Exactly as written, retype the listing below, omitting the pictures.
------ Collected material
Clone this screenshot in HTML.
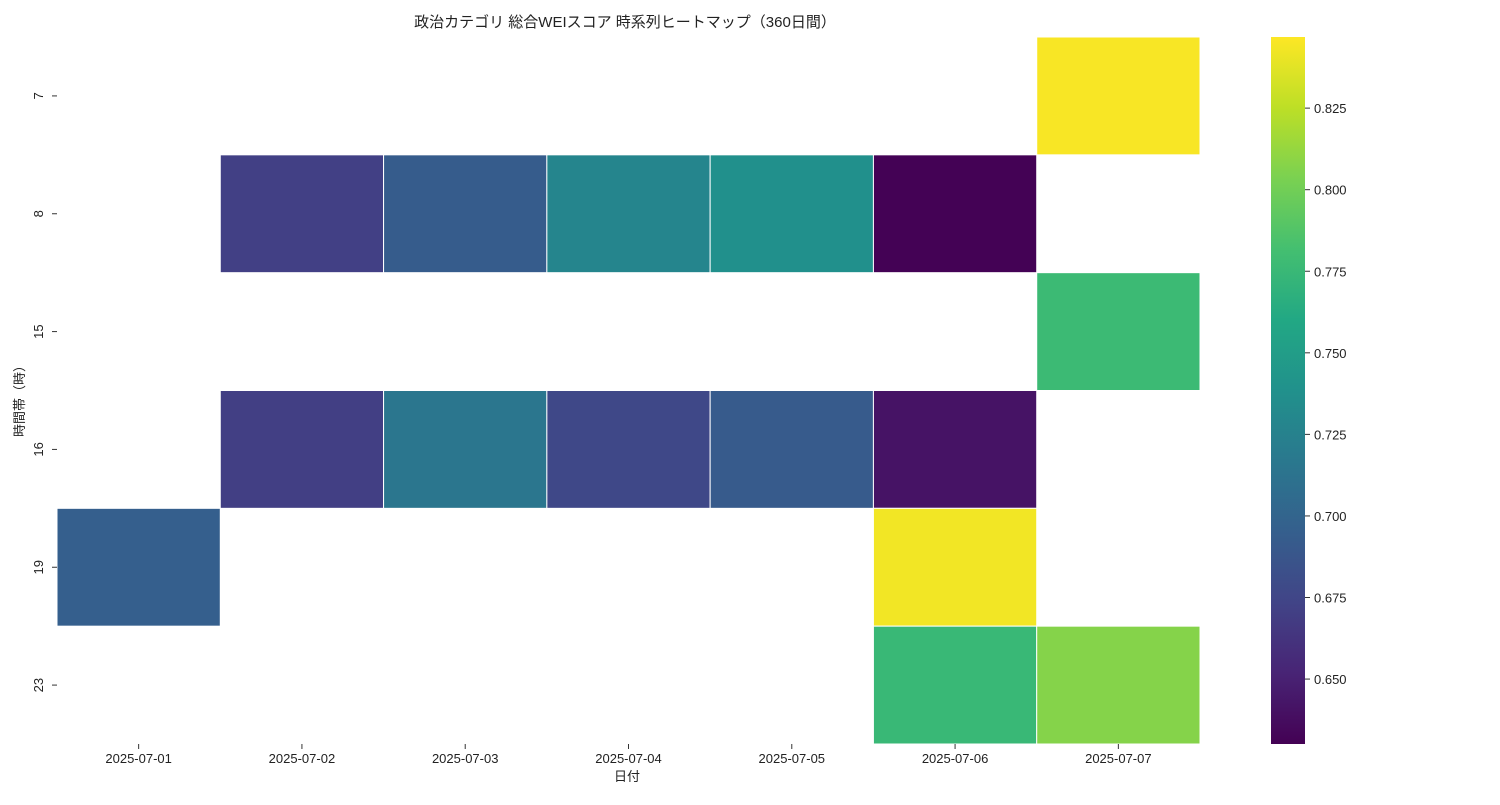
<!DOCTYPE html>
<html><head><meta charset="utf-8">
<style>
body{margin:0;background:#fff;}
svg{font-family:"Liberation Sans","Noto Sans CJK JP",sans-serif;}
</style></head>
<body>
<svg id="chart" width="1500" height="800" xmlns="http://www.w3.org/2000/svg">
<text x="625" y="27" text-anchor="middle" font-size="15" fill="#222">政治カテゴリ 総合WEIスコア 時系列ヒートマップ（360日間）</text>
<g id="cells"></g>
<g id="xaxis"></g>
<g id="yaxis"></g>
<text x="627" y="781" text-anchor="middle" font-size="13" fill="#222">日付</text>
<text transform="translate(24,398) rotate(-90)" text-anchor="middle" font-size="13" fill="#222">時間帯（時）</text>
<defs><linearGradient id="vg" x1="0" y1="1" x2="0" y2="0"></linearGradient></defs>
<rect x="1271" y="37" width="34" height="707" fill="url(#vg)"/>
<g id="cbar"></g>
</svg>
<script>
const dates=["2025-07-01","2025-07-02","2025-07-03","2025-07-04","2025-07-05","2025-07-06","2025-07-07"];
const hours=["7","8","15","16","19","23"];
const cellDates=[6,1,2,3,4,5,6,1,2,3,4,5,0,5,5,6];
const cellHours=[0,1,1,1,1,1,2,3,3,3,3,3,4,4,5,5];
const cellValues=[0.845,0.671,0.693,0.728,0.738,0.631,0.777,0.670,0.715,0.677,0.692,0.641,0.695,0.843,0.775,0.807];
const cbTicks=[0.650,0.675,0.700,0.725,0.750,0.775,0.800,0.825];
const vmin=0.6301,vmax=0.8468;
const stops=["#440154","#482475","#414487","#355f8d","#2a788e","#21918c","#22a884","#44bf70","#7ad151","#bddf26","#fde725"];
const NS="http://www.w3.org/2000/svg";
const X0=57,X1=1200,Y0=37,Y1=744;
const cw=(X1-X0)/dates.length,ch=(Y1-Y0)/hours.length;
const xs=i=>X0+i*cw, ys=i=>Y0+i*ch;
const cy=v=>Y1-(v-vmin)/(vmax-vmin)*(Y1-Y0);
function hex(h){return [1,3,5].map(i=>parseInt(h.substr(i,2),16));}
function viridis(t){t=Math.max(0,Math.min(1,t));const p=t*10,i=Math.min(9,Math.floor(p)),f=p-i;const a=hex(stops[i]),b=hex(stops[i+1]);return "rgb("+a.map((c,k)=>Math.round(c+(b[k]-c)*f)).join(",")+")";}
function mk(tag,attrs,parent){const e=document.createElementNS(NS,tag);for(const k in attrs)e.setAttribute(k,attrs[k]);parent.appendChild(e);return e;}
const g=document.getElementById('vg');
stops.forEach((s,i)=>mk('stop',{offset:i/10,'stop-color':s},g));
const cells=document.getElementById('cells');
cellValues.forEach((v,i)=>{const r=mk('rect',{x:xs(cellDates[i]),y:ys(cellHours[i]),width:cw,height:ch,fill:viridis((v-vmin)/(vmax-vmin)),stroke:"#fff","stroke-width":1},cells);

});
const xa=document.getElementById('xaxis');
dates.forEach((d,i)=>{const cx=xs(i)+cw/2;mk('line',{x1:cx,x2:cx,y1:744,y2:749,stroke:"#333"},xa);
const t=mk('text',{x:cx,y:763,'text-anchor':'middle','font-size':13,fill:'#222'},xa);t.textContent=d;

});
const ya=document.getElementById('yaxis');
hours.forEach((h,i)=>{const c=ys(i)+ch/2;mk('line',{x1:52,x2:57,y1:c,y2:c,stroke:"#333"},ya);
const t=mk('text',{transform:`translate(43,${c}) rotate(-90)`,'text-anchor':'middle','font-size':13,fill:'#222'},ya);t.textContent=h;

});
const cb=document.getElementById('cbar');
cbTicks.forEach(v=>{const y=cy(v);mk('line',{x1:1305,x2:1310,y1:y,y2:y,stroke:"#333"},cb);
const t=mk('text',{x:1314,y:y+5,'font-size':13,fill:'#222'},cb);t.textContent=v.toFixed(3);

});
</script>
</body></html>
------------
**Task solution**
Clone this screenshot in HTML.
<!DOCTYPE html>
<html><head><meta charset="utf-8">
<style>
body{margin:0;background:#fff;}
svg{font-family:"Liberation Sans","Noto Sans CJK JP",sans-serif;}
</style></head>
<body>
<svg id="chart" width="1500" height="800" xmlns="http://www.w3.org/2000/svg">
<text x="625" y="27" text-anchor="middle" font-size="15" fill="#222">政治カテゴリ 総合WEIスコア 時系列ヒートマップ（360日間）</text>
<g id="cells"></g>
<g id="xaxis"></g>
<g id="yaxis"></g>
<text x="627" y="781" text-anchor="middle" font-size="13" fill="#222">日付</text>
<text transform="translate(24,398) rotate(-90)" text-anchor="middle" font-size="13" fill="#222">時間帯（時）</text>
<defs><linearGradient id="vg" x1="0" y1="1" x2="0" y2="0"></linearGradient></defs>
<rect x="1271" y="37" width="34" height="707" fill="url(#vg)"/>
<g id="cbar"></g>
</svg>
<script>
const dates=["2025-07-01","2025-07-02","2025-07-03","2025-07-04","2025-07-05","2025-07-06","2025-07-07"];
const hours=["7","8","15","16","19","23"];
const cellDates=[6,1,2,3,4,5,6,1,2,3,4,5,0,5,5,6];
const cellHours=[0,1,1,1,1,1,2,3,3,3,3,3,4,4,5,5];
const cellValues=[0.845,0.671,0.693,0.728,0.738,0.631,0.777,0.670,0.715,0.677,0.692,0.641,0.695,0.843,0.775,0.807];
const cbTicks=[0.650,0.675,0.700,0.725,0.750,0.775,0.800,0.825];
const vmin=0.6301,vmax=0.8468;
const stops=["#440154","#482475","#414487","#355f8d","#2a788e","#21918c","#22a884","#44bf70","#7ad151","#bddf26","#fde725"];
const NS="http://www.w3.org/2000/svg";
const X0=57,X1=1200,Y0=37,Y1=744;
const cw=(X1-X0)/dates.length,ch=(Y1-Y0)/hours.length;
const xs=i=>X0+i*cw, ys=i=>Y0+i*ch;
const cy=v=>Y1-(v-vmin)/(vmax-vmin)*(Y1-Y0);
function hex(h){return [1,3,5].map(i=>parseInt(h.substr(i,2),16));}
function viridis(t){t=Math.max(0,Math.min(1,t));const p=t*10,i=Math.min(9,Math.floor(p)),f=p-i;const a=hex(stops[i]),b=hex(stops[i+1]);return "rgb("+a.map((c,k)=>Math.round(c+(b[k]-c)*f)).join(",")+")";}
function mk(tag,attrs,parent){const e=document.createElementNS(NS,tag);for(const k in attrs)e.setAttribute(k,attrs[k]);parent.appendChild(e);return e;}
const g=document.getElementById('vg');
stops.forEach((s,i)=>mk('stop',{offset:i/10,'stop-color':s},g));
const cells=document.getElementById('cells');
cellValues.forEach((v,i)=>{const r=mk('rect',{x:xs(cellDates[i]),y:ys(cellHours[i]),width:cw,height:ch,fill:viridis((v-vmin)/(vmax-vmin)),stroke:"#fff","stroke-width":1},cells);

});
const xa=document.getElementById('xaxis');
dates.forEach((d,i)=>{const cx=xs(i)+cw/2;mk('line',{x1:cx,x2:cx,y1:744,y2:749,stroke:"#333"},xa);
const t=mk('text',{x:cx,y:763,'text-anchor':'middle','font-size':13,fill:'#222'},xa);t.textContent=d;

});
const ya=document.getElementById('yaxis');
hours.forEach((h,i)=>{const c=ys(i)+ch/2;mk('line',{x1:52,x2:57,y1:c,y2:c,stroke:"#333"},ya);
const t=mk('text',{transform:`translate(43,${c}) rotate(-90)`,'text-anchor':'middle','font-size':13,fill:'#222'},ya);t.textContent=h;

});
const cb=document.getElementById('cbar');
cbTicks.forEach(v=>{const y=cy(v);mk('line',{x1:1305,x2:1310,y1:y,y2:y,stroke:"#333"},cb);
const t=mk('text',{x:1314,y:y+5,'font-size':13,fill:'#222'},cb);t.textContent=v.toFixed(3);

});
</script>
</body></html>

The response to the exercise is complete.